Return the whole listing, line for line, without the pictures in it.

**Supplied information**
============================================================

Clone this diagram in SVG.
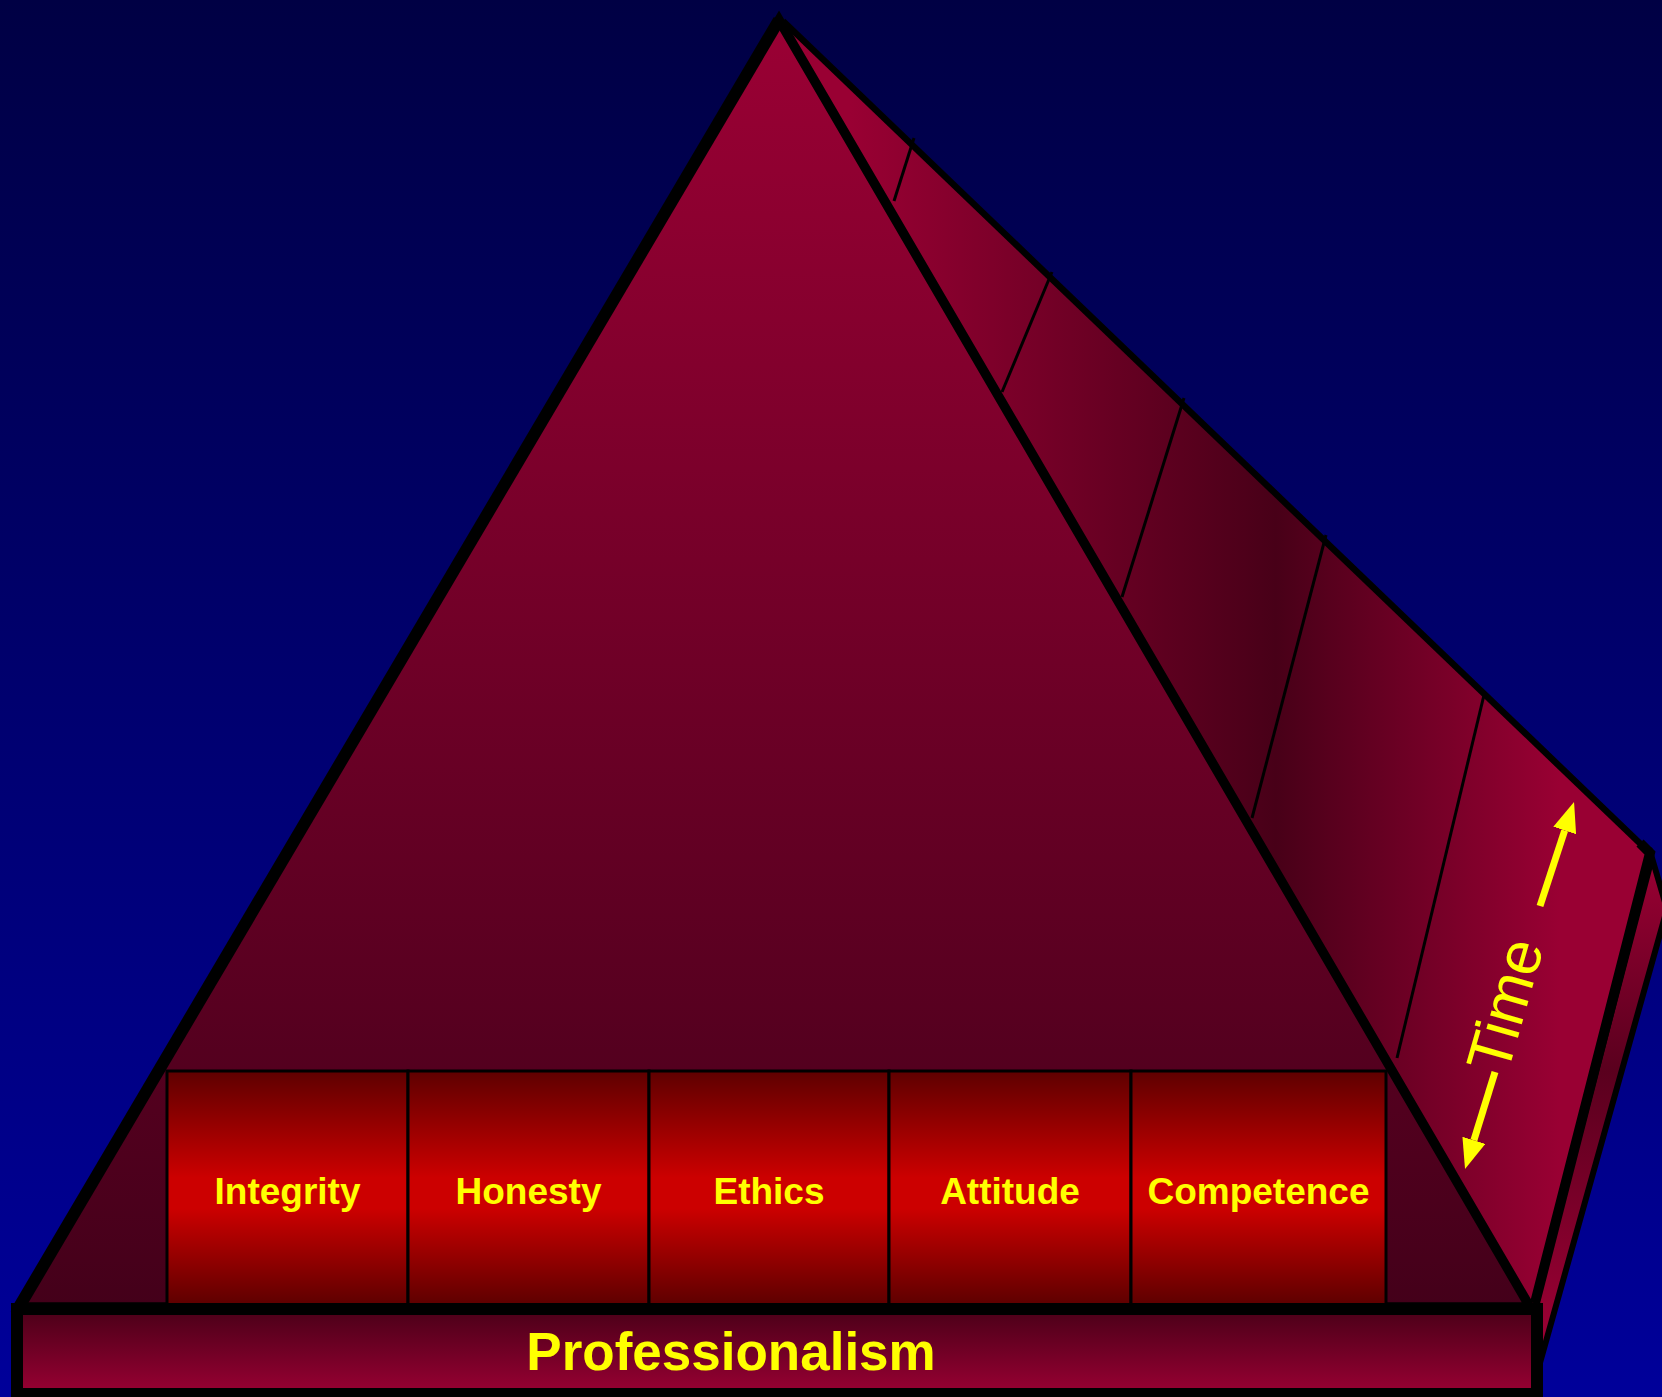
<svg xmlns="http://www.w3.org/2000/svg" width="1662" height="1397" viewBox="0 0 1662 1397">
  <defs>
    <linearGradient id="bg" x1="0" y1="0" x2="0" y2="1397" gradientUnits="userSpaceOnUse">
      <stop offset="0" stop-color="#000044"/>
      <stop offset="1" stop-color="#00009a"/>
    </linearGradient>
    <linearGradient id="front" x1="0" y1="20" x2="0" y2="1305" gradientUnits="userSpaceOnUse">
      <stop offset="0" stop-color="#9a0034"/>
      <stop offset="1" stop-color="#44001a"/>
    </linearGradient>
    <linearGradient id="back" x1="850" y1="0" x2="1560" y2="0" gradientUnits="userSpaceOnUse">
      <stop offset="0" stop-color="#990033"/>
      <stop offset="0.6" stop-color="#480018"/>
      <stop offset="1" stop-color="#990033"/>
    </linearGradient>
    <linearGradient id="slab" x1="0" y1="860" x2="0" y2="1330" gradientUnits="userSpaceOnUse">
      <stop offset="0" stop-color="#990033"/>
      <stop offset="0.45" stop-color="#5a001e"/>
      <stop offset="1" stop-color="#990033"/>
    </linearGradient>
    <linearGradient id="box" x1="0" y1="0" x2="0" y2="1">
      <stop offset="0" stop-color="#5e0000"/>
      <stop offset="0.45" stop-color="#cc0000"/>
      <stop offset="0.58" stop-color="#cc0000"/>
      <stop offset="1" stop-color="#5a0000"/>
    </linearGradient>
    <linearGradient id="bar" x1="0" y1="0" x2="0" y2="1">
      <stop offset="0" stop-color="#4a0018"/>
      <stop offset="1" stop-color="#990033"/>
    </linearGradient>
    <marker id="head" viewBox="0 0 30 24" refX="0" refY="12" markerWidth="30" markerHeight="24" markerUnits="userSpaceOnUse" orient="auto">
      <path d="M0,0 L30,12 L0,24 Z" fill="#ffff00"/>
    </marker>
    <style>
      .lbl { font-family: "Liberation Sans", Arial, sans-serif; font-weight: bold; font-size: 37px; fill: #ffff00; text-anchor: middle; }
      .title { font-family: "Liberation Sans", Arial, sans-serif; font-weight: bold; font-size: 53px; fill: #ffff00; text-anchor: middle; }
      .time { font-family: "Liberation Sans", Arial, sans-serif; font-size: 62px; fill: #ffff00; }
      .box { fill: url(#box); stroke: #000; stroke-width: 3; }
      .div { stroke: #000; stroke-width: 3; fill: none; }
      .arrow { stroke: #ffff00; stroke-width: 7; fill: none; marker-end: url(#head); }
    </style>
  </defs>

  <rect x="0" y="0" width="1662" height="1397" fill="url(#bg)"/>

  <g id="back-face">
    <polygon points="781,20 1650,853 1535,1303 1530,1306" fill="url(#back)"/>
    <line class="div" x1="914" y1="138" x2="894" y2="201"/>
    <line class="div" x1="1052" y1="272" x2="1002" y2="392"/>
    <line class="div" x1="1184" y1="398" x2="1122" y2="597"/>
    <line class="div" x1="1326" y1="535" x2="1252" y2="818"/>
    <line class="div" x1="1484" y1="695" x2="1397" y2="1058"/>
  </g>

  <g id="slab">
    <polygon points="1652,858 1667,909 1538,1370 1536,1300" fill="url(#slab)" stroke="#000" stroke-width="6" stroke-linejoin="miter"/>
  </g>

  <g id="back-edges">
    <line x1="783" y1="21" x2="1650" y2="853" stroke="#000" stroke-width="6.5"/>
    <polyline points="1640,843 1650,853 1535,1303" fill="none" stroke="#000" stroke-width="10" stroke-linejoin="miter"/>
  </g>

  <g id="pyramid">
    <polygon points="779,20 1530,1307 19,1307" fill="url(#front)" stroke="#000" stroke-width="9.5" stroke-linejoin="miter"/>
    <line x1="779" y1="20" x2="19" y2="1307" stroke="#000" stroke-width="12"/>
  </g>

  <g id="integrity">
    <rect class="box" x="167" y="1071" width="241" height="237"/>
    <text class="lbl" x="287.5" y="1204">Integrity</text>
  </g>
  <g id="honesty">
    <rect class="box" x="408" y="1071" width="241" height="237"/>
    <text class="lbl" x="528.5" y="1204">Honesty</text>
  </g>
  <g id="ethics">
    <rect class="box" x="649" y="1071" width="240" height="237"/>
    <text class="lbl" x="769" y="1204">Ethics</text>
  </g>
  <g id="attitude">
    <rect class="box" x="889" y="1071" width="242" height="237"/>
    <text class="lbl" x="1010" y="1204">Attitude</text>
  </g>
  <g id="competence">
    <rect class="box" x="1131" y="1071" width="255" height="237"/>
    <text class="lbl" x="1258.5" y="1204">Competence</text>
  </g>

  <g id="professionalism">
    <rect x="17" y="1309" width="1520" height="85" fill="url(#bar)" stroke="#000" stroke-width="12"/>
    <text class="title" x="731" y="1370">Professionalism</text>
  </g>

  <g id="time">
    <text class="time" transform="translate(1507,1076) rotate(-74)">Time</text>
  </g>

  <g id="connectors">
    <line class="arrow" x1="1540" y1="906" x2="1564.7" y2="830.5"/>
    <line class="arrow" x1="1495" y1="1072" x2="1473.9" y2="1140.3"/>
  </g>
</svg>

============================================================

**Exercise solution**
Clone this diagram in SVG.
<svg xmlns="http://www.w3.org/2000/svg" width="1662" height="1397" viewBox="0 0 1662 1397">
  <defs>
    <linearGradient id="bg" x1="0" y1="0" x2="0" y2="1397" gradientUnits="userSpaceOnUse">
      <stop offset="0" stop-color="#000044"/>
      <stop offset="1" stop-color="#00009a"/>
    </linearGradient>
    <linearGradient id="front" x1="0" y1="20" x2="0" y2="1305" gradientUnits="userSpaceOnUse">
      <stop offset="0" stop-color="#9a0034"/>
      <stop offset="1" stop-color="#44001a"/>
    </linearGradient>
    <linearGradient id="back" x1="850" y1="0" x2="1560" y2="0" gradientUnits="userSpaceOnUse">
      <stop offset="0" stop-color="#990033"/>
      <stop offset="0.6" stop-color="#480018"/>
      <stop offset="1" stop-color="#990033"/>
    </linearGradient>
    <linearGradient id="slab" x1="0" y1="860" x2="0" y2="1330" gradientUnits="userSpaceOnUse">
      <stop offset="0" stop-color="#990033"/>
      <stop offset="0.45" stop-color="#5a001e"/>
      <stop offset="1" stop-color="#990033"/>
    </linearGradient>
    <linearGradient id="box" x1="0" y1="0" x2="0" y2="1">
      <stop offset="0" stop-color="#5e0000"/>
      <stop offset="0.45" stop-color="#cc0000"/>
      <stop offset="0.58" stop-color="#cc0000"/>
      <stop offset="1" stop-color="#5a0000"/>
    </linearGradient>
    <linearGradient id="bar" x1="0" y1="0" x2="0" y2="1">
      <stop offset="0" stop-color="#4a0018"/>
      <stop offset="1" stop-color="#990033"/>
    </linearGradient>
    <marker id="head" viewBox="0 0 30 24" refX="0" refY="12" markerWidth="30" markerHeight="24" markerUnits="userSpaceOnUse" orient="auto">
      <path d="M0,0 L30,12 L0,24 Z" fill="#ffff00"/>
    </marker>
    <style>
      .lbl { font-family: "Liberation Sans", Arial, sans-serif; font-weight: bold; font-size: 37px; fill: #ffff00; text-anchor: middle; }
      .title { font-family: "Liberation Sans", Arial, sans-serif; font-weight: bold; font-size: 53px; fill: #ffff00; text-anchor: middle; }
      .time { font-family: "Liberation Sans", Arial, sans-serif; font-size: 62px; fill: #ffff00; }
      .box { fill: url(#box); stroke: #000; stroke-width: 3; }
      .div { stroke: #000; stroke-width: 3; fill: none; }
      .arrow { stroke: #ffff00; stroke-width: 7; fill: none; marker-end: url(#head); }
    </style>
  </defs>

  <rect x="0" y="0" width="1662" height="1397" fill="url(#bg)"/>

  <g id="back-face">
    <polygon points="781,20 1650,853 1535,1303 1530,1306" fill="url(#back)"/>
    <line class="div" x1="914" y1="138" x2="894" y2="201"/>
    <line class="div" x1="1052" y1="272" x2="1002" y2="392"/>
    <line class="div" x1="1184" y1="398" x2="1122" y2="597"/>
    <line class="div" x1="1326" y1="535" x2="1252" y2="818"/>
    <line class="div" x1="1484" y1="695" x2="1397" y2="1058"/>
  </g>

  <g id="slab">
    <polygon points="1652,858 1667,909 1538,1370 1536,1300" fill="url(#slab)" stroke="#000" stroke-width="6" stroke-linejoin="miter"/>
  </g>

  <g id="back-edges">
    <line x1="783" y1="21" x2="1650" y2="853" stroke="#000" stroke-width="6.5"/>
    <polyline points="1640,843 1650,853 1535,1303" fill="none" stroke="#000" stroke-width="10" stroke-linejoin="miter"/>
  </g>

  <g id="pyramid">
    <polygon points="779,20 1530,1307 19,1307" fill="url(#front)" stroke="#000" stroke-width="9.5" stroke-linejoin="miter"/>
    <line x1="779" y1="20" x2="19" y2="1307" stroke="#000" stroke-width="12"/>
  </g>

  <g id="integrity">
    <rect class="box" x="167" y="1071" width="241" height="237"/>
    <text class="lbl" x="287.5" y="1204">Integrity</text>
  </g>
  <g id="honesty">
    <rect class="box" x="408" y="1071" width="241" height="237"/>
    <text class="lbl" x="528.5" y="1204">Honesty</text>
  </g>
  <g id="ethics">
    <rect class="box" x="649" y="1071" width="240" height="237"/>
    <text class="lbl" x="769" y="1204">Ethics</text>
  </g>
  <g id="attitude">
    <rect class="box" x="889" y="1071" width="242" height="237"/>
    <text class="lbl" x="1010" y="1204">Attitude</text>
  </g>
  <g id="competence">
    <rect class="box" x="1131" y="1071" width="255" height="237"/>
    <text class="lbl" x="1258.5" y="1204">Competence</text>
  </g>

  <g id="professionalism">
    <rect x="17" y="1309" width="1520" height="85" fill="url(#bar)" stroke="#000" stroke-width="12"/>
    <text class="title" x="731" y="1370">Professionalism</text>
  </g>

  <g id="time">
    <text class="time" transform="translate(1507,1076) rotate(-74)">Time</text>
  </g>

  <g id="connectors">
    <line class="arrow" x1="1540" y1="906" x2="1564.7" y2="830.5"/>
    <line class="arrow" x1="1495" y1="1072" x2="1473.9" y2="1140.3"/>
  </g>
</svg>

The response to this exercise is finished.